Monday, January 10, 2011

A Weekend Away

     When I made my decision on New Years to start this blog so as to have an outlet for all my emotional insights and questions, my original intention was to have a routine writing session at least every other day. Seeing as the first post was originally written the morning of New Years Day, it has now been not a week, but 9 days since I have last written about the emotions and avenues I've been traveling down in my mind and heart. So now, I'm making the time to go over some of the things I've learned, experienced, and discovered in the past 9 days I haven't written.

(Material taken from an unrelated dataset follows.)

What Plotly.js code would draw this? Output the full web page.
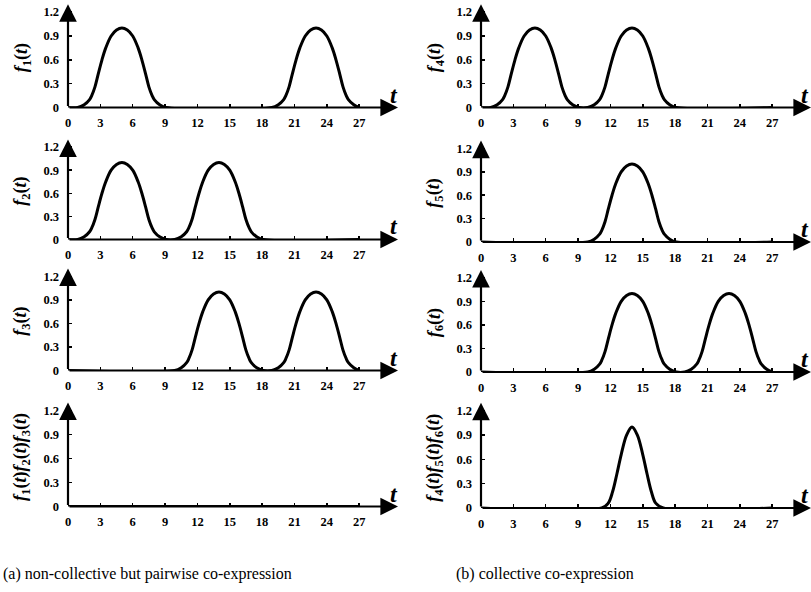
<!DOCTYPE html>
<html>
<head>
<meta charset="utf-8">
<script src="https://cdn.plot.ly/plotly-3.0.1.min.js"></script>
<style>html,body{margin:0;padding:0;background:#fff;}#chart{width:811px;height:592px;}</style>
</head>
<body>
<div id="chart"></div>
<script>
// ---- data ----
const xTickVals = [0, 3, 6, 9, 12, 15, 18, 21, 24, 27];
const yTickVals = [0, 0.3, 0.6, 0.9, 1.2];
const yTickText = ['0', '0.3', '0.6', '0.9', '1.2'];

const f1_t = [0, 0.9, 1.5, 2, 2.2, 2.5, 2.8, 3.15, 3.5, 4, 4.5, 5, 5.5, 6, 6.5, 6.85, 7.2, 7.5, 7.8, 8, 8.5, 9.1,
              18.9, 19.5, 20, 20.2, 20.5, 20.8, 21.15, 21.5, 22, 22.5, 23, 23.5, 24, 24.5, 24.85, 25.2, 25.5, 25.8, 26, 26.5, 27];
const f1_y = [0, 0, 0.035, 0.1, 0.15, 0.26, 0.42, 0.6, 0.75, 0.9, 0.975, 1, 0.975, 0.9, 0.75, 0.6, 0.42, 0.26, 0.15, 0.1, 0.035, 0,
              0, 0.035, 0.1, 0.15, 0.26, 0.42, 0.6, 0.75, 0.9, 0.975, 1, 0.975, 0.9, 0.75, 0.6, 0.42, 0.26, 0.15, 0.1, 0.035, 0];

const f2_t = [0, 0.9, 1.5, 2, 2.2, 2.5, 2.8, 3.15, 3.5, 4, 4.5, 5, 5.5, 6, 6.5, 6.85, 7.2, 7.5, 7.8, 8, 8.5, 9.1,
              9.9, 10.5, 11, 11.2, 11.5, 11.8, 12.15, 12.5, 13, 13.5, 14, 14.5, 15, 15.5, 15.85, 16.2, 16.5, 16.8, 17, 17.5, 18.1, 27];
const f2_y = [0, 0, 0.035, 0.1, 0.15, 0.26, 0.42, 0.6, 0.75, 0.9, 0.975, 1, 0.975, 0.9, 0.75, 0.6, 0.42, 0.26, 0.15, 0.1, 0.035, 0,
              0, 0.035, 0.1, 0.15, 0.26, 0.42, 0.6, 0.75, 0.9, 0.975, 1, 0.975, 0.9, 0.75, 0.6, 0.42, 0.26, 0.15, 0.1, 0.035, 0, 0];

const f3_t = [0, 9.9, 10.5, 11, 11.2, 11.5, 11.8, 12.15, 12.5, 13, 13.5, 14, 14.5, 15, 15.5, 15.85, 16.2, 16.5, 16.8, 17, 17.5, 18.1,
              18.9, 19.5, 20, 20.2, 20.5, 20.8, 21.15, 21.5, 22, 22.5, 23, 23.5, 24, 24.5, 24.85, 25.2, 25.5, 25.8, 26, 26.5, 27];
const f3_y = [0, 0, 0.035, 0.1, 0.15, 0.26, 0.42, 0.6, 0.75, 0.9, 0.975, 1, 0.975, 0.9, 0.75, 0.6, 0.42, 0.26, 0.15, 0.1, 0.035, 0,
              0, 0.035, 0.1, 0.15, 0.26, 0.42, 0.6, 0.75, 0.9, 0.975, 1, 0.975, 0.9, 0.75, 0.6, 0.42, 0.26, 0.15, 0.1, 0.035, 0];

const f123_t = [0, 27];
const f123_y = [0, 0];

const f4_t = [0, 0.9, 1.5, 2, 2.2, 2.5, 2.8, 3.15, 3.5, 4, 4.5, 5, 5.5, 6, 6.5, 6.85, 7.2, 7.5, 7.8, 8, 8.5, 9.1,
              9.9, 10.5, 11, 11.2, 11.5, 11.8, 12.15, 12.5, 13, 13.5, 14, 14.5, 15, 15.5, 15.85, 16.2, 16.5, 16.8, 17, 17.5, 18.1, 27];
const f4_y = [0, 0, 0.035, 0.1, 0.15, 0.26, 0.42, 0.6, 0.75, 0.9, 0.975, 1, 0.975, 0.9, 0.75, 0.6, 0.42, 0.26, 0.15, 0.1, 0.035, 0,
              0, 0.035, 0.1, 0.15, 0.26, 0.42, 0.6, 0.75, 0.9, 0.975, 1, 0.975, 0.9, 0.75, 0.6, 0.42, 0.26, 0.15, 0.1, 0.035, 0, 0];

const f5_t = [0, 9.9, 10.5, 11, 11.2, 11.5, 11.8, 12.15, 12.5, 13, 13.5, 14, 14.5, 15, 15.5, 15.85, 16.2, 16.5, 16.8, 17, 17.5, 18.1, 27];
const f5_y = [0, 0, 0.035, 0.1, 0.15, 0.26, 0.42, 0.6, 0.75, 0.9, 0.975, 1, 0.975, 0.9, 0.75, 0.6, 0.42, 0.26, 0.15, 0.1, 0.035, 0, 0];

const f6_t = [0, 9.9, 10.5, 11, 11.2, 11.5, 11.8, 12.15, 12.5, 13, 13.5, 14, 14.5, 15, 15.5, 15.85, 16.2, 16.5, 16.8, 17, 17.5, 18.1,
              18.9, 19.5, 20, 20.2, 20.5, 20.8, 21.15, 21.5, 22, 22.5, 23, 23.5, 24, 24.5, 24.85, 25.2, 25.5, 25.8, 26, 26.5, 27];
const f6_y = [0, 0, 0.035, 0.1, 0.15, 0.26, 0.42, 0.6, 0.75, 0.9, 0.975, 1, 0.975, 0.9, 0.75, 0.6, 0.42, 0.26, 0.15, 0.1, 0.035, 0,
              0, 0.035, 0.1, 0.15, 0.26, 0.42, 0.6, 0.75, 0.9, 0.975, 1, 0.975, 0.9, 0.75, 0.6, 0.42, 0.26, 0.15, 0.1, 0.035, 0];

const f456_t = [0, 11.2, 11.8, 12.2, 12.6, 13, 13.5, 14, 14.5, 15, 15.4, 15.8, 16.2, 16.9, 27];
const f456_y = [0, 0, 0.06, 0.2, 0.42, 0.66, 0.9, 1, 0.9, 0.66, 0.42, 0.2, 0.06, 0, 0];

const yTitles = [
  '<i>f</i><sub>1</sub>(<i>t</i>)',
  '<i>f</i><sub>2</sub>(<i>t</i>)',
  '<i>f</i><sub>3</sub>(<i>t</i>)',
  '<i>f</i><sub>1</sub>(<i>t</i>)<i>f</i><sub>2</sub>(<i>t</i>)<i>f</i><sub>3</sub>(<i>t</i>)',
  '<i>f</i><sub>4</sub>(<i>t</i>)',
  '<i>f</i><sub>5</sub>(<i>t</i>)',
  '<i>f</i><sub>6</sub>(<i>t</i>)',
  '<i>f</i><sub>4</sub>(<i>t</i>)<i>f</i><sub>5</sub>(<i>t</i>)<i>f</i><sub>6</sub>(<i>t</i>)'
];
const captions = ['(a) non-collective but pairwise co-expression', '(b) collective co-expression'];

const series = [
  [f1_t, f1_y], [f2_t, f2_y], [f3_t, f3_y], [f123_t, f123_y],
  [f4_t, f4_y], [f5_t, f5_y], [f6_t, f6_y], [f456_t, f456_y]
];

// ---- layout geometry (pixels) ----
const W = 811, H = 592;
const XMAX = 30.6, YMAX = 1.3;
const colPx = [[68, 398], [481, 811]];
const rowGeo = [
  [[107.5, 79.5], [239.5, 77], [370.5, 78.5], [506.5, 80]],
  [[107.5, 79.5], [242, 78], [372, 78.5], [508, 81]]
];
const titleX = [22, 435];
const tX = [394, 805];

const serif = 'Liberation Serif';
const traces = [];
const layout = {
  width: W, height: H,
  margin: {l: 0, r: 0, t: 0, b: 0},
  paper_bgcolor: '#fff', plot_bgcolor: 'rgba(0,0,0,0)',
  showlegend: false,
  annotations: []
};

for (let i = 0; i < 8; i++) {
  const col = i < 4 ? 0 : 1;
  const row = i % 4;
  const n = i + 1;
  const xa = n === 1 ? 'xaxis' : 'xaxis' + n;
  const ya = n === 1 ? 'yaxis' : 'yaxis' + n;
  const xr = n === 1 ? 'x' : 'x' + n;
  const yr = n === 1 ? 'y' : 'y' + n;
  const [y0, s] = rowGeo[col][row];
  const topPx = y0 - YMAX * s;

  traces.push({
    x: series[i][0], y: series[i][1], xaxis: xr, yaxis: yr,
    type: 'scatter', mode: 'lines',
    line: {color: '#000', width: 3, shape: 'spline', smoothing: 1},
    hoverinfo: 'skip'
  });

  layout[xa] = {
    domain: [colPx[col][0] / W, colPx[col][1] / W],
    range: [0, XMAX], anchor: yr,
    showgrid: false, zeroline: false, showline: false,
    tickmode: 'array', tickvals: xTickVals, ticktext: xTickVals.map(String),
    ticks: 'inside', ticklen: 4, tickwidth: 1.5, tickcolor: '#000',
    ticklabelstandoff: 6,
    tickfont: {family: serif, size: 12.5, color: '#000', weight: 'bold'},
    fixedrange: true
  };
  layout[ya] = {
    domain: [1 - y0 / H, 1 - topPx / H],
    range: [0, YMAX], anchor: xr,
    showgrid: false, zeroline: false, showline: false,
    tickmode: 'array', tickvals: yTickVals, ticktext: yTickText,
    ticks: 'inside', ticklen: 4, tickwidth: 1.5, tickcolor: '#000',
    ticklabelstandoff: 8,
    tickfont: {family: serif, size: 12.5, color: '#000', weight: 'bold'},
    fixedrange: true
  };

  // axis arrows
  layout.annotations.push({
    xref: xr, yref: yr, axref: xr, ayref: yr,
    x: XMAX, y: 0, ax: 0, ay: 0, text: '', showarrow: true,
    arrowhead: 2, arrowsize: 1.6, arrowwidth: 2.2, arrowcolor: '#000'
  });
  layout.annotations.push({
    xref: xr, yref: yr, axref: xr, ayref: yr,
    x: 0, y: YMAX, ax: 0, ay: 0, text: '', showarrow: true,
    arrowhead: 2, arrowsize: 1.6, arrowwidth: 2.2, arrowcolor: '#000'
  });
  // t label
  layout.annotations.push({
    xref: 'paper', yref: 'paper',
    x: tX[col] / W, y: 1 - (y0 - 13) / H, xanchor: 'center', yanchor: 'middle',
    text: '<b><i>t</i></b>', showarrow: false,
    font: {family: serif, size: 24, color: '#000'}
  });
  // y title
  layout.annotations.push({
    xref: 'paper', yref: 'paper',
    x: titleX[col] / W, y: 1 - (y0 - 0.62 * s) / H, xanchor: 'center', yanchor: 'middle',
    text: '<b>' + yTitles[i] + '</b>', showarrow: false, textangle: -90,
    font: {family: serif, size: 18, color: '#000'}
  });
}

// captions
layout.annotations.push({
  xref: 'paper', yref: 'paper', x: 147 / W, y: 1 - 574 / H,
  xanchor: 'center', yanchor: 'middle', showarrow: false,
  text: captions[0], font: {family: serif, size: 16, color: '#000'}
});
layout.annotations.push({
  xref: 'paper', yref: 'paper', x: 545 / W, y: 1 - 574 / H,
  xanchor: 'center', yanchor: 'middle', showarrow: false,
  text: captions[1], font: {family: serif, size: 16, color: '#000'}
});

Plotly.newPlot('chart', traces, layout, {displayModeBar: false, staticPlot: true});
</script>
</body>
</html>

     The beginning of the year was much like any other. I spent time cleaning out some of the cobwebs of my mind and heart trying to figure out what I accomplished in 2010. Not only that but as I started sweeping away the cobwebs and dirty that had become so comfortable on the crates of my memories and experienced from 2010, I started trying to figure out what I could do differently. The funny thing is I do this every year. I look at the past year and try to make a difference in the new one. The funny thing about us human beings though is that we seem to only do this about once every year, for most people right around New Years. For others, it might occur on their birthdays each year since it is a stepping stone to a new chapter in their life, or others might have other times of the year that hold significance and make them do the same respectively. However, I have come to believe, that whenever it may be, New Years or otherwise, that we don't go back later in the year and analyze what we've done thus far. With this is mind one of the first things I've decided to do with this blog is make it a priority to go back just as much as I try to move forward. To reward myself for the accomplishments I have made and continue to set new goals along the way.

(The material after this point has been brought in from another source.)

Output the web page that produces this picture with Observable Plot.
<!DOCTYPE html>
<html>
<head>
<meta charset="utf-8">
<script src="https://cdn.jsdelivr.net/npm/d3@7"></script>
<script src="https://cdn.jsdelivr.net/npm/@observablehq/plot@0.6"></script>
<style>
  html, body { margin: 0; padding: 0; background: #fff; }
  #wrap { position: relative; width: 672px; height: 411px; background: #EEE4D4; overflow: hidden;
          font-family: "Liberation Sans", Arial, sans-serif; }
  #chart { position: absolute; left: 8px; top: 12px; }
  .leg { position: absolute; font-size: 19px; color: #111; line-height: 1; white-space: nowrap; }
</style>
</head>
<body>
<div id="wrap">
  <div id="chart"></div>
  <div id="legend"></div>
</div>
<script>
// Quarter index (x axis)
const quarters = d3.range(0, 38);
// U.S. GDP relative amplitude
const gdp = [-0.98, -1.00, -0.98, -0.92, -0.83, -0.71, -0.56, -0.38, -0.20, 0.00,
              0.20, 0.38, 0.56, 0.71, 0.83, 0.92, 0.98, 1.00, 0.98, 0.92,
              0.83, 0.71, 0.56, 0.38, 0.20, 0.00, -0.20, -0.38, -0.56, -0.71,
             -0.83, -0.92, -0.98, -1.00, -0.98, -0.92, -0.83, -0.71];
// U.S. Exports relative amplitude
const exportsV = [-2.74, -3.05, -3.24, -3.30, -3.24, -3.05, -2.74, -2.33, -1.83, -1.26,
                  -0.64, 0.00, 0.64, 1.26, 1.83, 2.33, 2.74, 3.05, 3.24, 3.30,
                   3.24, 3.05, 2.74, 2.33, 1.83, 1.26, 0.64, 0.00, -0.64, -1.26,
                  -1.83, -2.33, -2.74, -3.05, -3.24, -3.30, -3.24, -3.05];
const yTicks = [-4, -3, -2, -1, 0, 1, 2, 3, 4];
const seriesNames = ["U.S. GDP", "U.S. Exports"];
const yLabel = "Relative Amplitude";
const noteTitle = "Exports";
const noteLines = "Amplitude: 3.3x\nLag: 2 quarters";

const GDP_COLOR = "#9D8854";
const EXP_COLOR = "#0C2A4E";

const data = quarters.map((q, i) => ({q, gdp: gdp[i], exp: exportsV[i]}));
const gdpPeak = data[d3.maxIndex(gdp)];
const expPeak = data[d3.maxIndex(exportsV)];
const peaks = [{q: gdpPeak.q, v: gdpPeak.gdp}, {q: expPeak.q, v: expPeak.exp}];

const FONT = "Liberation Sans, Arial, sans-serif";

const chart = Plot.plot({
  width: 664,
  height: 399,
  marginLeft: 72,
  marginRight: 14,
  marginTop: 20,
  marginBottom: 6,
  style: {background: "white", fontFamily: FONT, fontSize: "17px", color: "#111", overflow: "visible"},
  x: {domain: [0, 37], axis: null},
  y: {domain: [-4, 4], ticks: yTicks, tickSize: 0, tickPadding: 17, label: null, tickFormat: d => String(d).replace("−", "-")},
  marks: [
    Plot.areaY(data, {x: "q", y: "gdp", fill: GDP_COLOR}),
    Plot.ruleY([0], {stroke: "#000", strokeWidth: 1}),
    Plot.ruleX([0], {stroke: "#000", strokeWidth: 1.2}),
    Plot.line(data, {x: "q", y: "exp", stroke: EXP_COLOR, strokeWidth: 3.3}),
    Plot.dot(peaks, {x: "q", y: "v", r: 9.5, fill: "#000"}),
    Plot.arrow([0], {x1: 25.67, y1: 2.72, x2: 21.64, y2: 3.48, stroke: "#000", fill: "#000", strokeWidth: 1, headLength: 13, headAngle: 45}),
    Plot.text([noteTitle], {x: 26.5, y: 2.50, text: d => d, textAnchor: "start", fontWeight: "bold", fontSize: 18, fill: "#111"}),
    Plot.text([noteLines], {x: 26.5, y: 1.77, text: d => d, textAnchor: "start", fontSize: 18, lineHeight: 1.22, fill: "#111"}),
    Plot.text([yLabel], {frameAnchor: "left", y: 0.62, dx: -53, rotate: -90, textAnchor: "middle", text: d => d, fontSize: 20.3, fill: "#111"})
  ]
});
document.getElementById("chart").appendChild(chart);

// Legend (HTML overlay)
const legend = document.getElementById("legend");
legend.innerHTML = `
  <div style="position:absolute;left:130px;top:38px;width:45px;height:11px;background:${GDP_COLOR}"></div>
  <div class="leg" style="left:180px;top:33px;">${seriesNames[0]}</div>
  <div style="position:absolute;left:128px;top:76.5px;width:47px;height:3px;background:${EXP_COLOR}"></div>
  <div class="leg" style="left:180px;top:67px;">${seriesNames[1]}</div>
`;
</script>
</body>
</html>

      On another note, one more realistic than psychological, I really feel like I might have learned something about myself this weekend. One thing that has always been apart of me since I grew up was my church camp. Ever since about the 2nd grade I have gone to Gonzales, Texas for church camp over the summer. However, until about 4 years ago there were no activities available to our church group (Disciples of Christ Coastal Plains Area) for young adults, also known as people older than 18. In recent years however a small group of people worked hard to get something started for young adults like myself who wanted to continue to return to Gonzo as we call it to have spiritual experiences and to keep up with their church camp family. So every January we have one weekend when we all get to return. This past weekend was such.
     I had the best time, I do believe, that I have had there in many years since I first ventured to Gonzo. For the first time I took my boyfriend, Sam, with me in hopes that he would get a change to be close to God and also find some peace for himself in the place that had brought me so much comfort and level-mindedness throughout so many struggles and hard times. Luckily, not only did I feel happy and balanced for the first time in over a year, but I could tell, even though he wouldn't admit it till we left, that Sam was truly relaxed and enjoying himself and the people around him. It was truly uplifting to see him react to my church camp friends as they joked with him and tried to feel him out without pushing his buttons too hard. This only made my weekend better. I had already started feeling better due to the pure peacefulness that exists at Gonzo, but being able to share it with someone who I love made it just that much better.
     Throughout the weekend we were asked to look at how we let our personal light shine in the world, not only by what we say and do to those around us but by the things we say on our facebooks, by the faces we make at others in school or other public places, by the way we talk to those who are less fortunate or in need of advice, and in everything we do down to the smallest gesture or word. It made me think alot about my life and made me wonder if I had ever shown light on those around me. I believe, and hope, that I have but only time will tell. I want to work even harder to let me shine in a positive way and to learn to minimize the negativity and pessimism in my life and how much I put off on others.
     There is so much more I could go into, but I think I'll save it for another day, all I know is that I want to let my light shine the way God intended me to and shine it as brightly and warmly as possible so that those around me can bask in it and pass it on.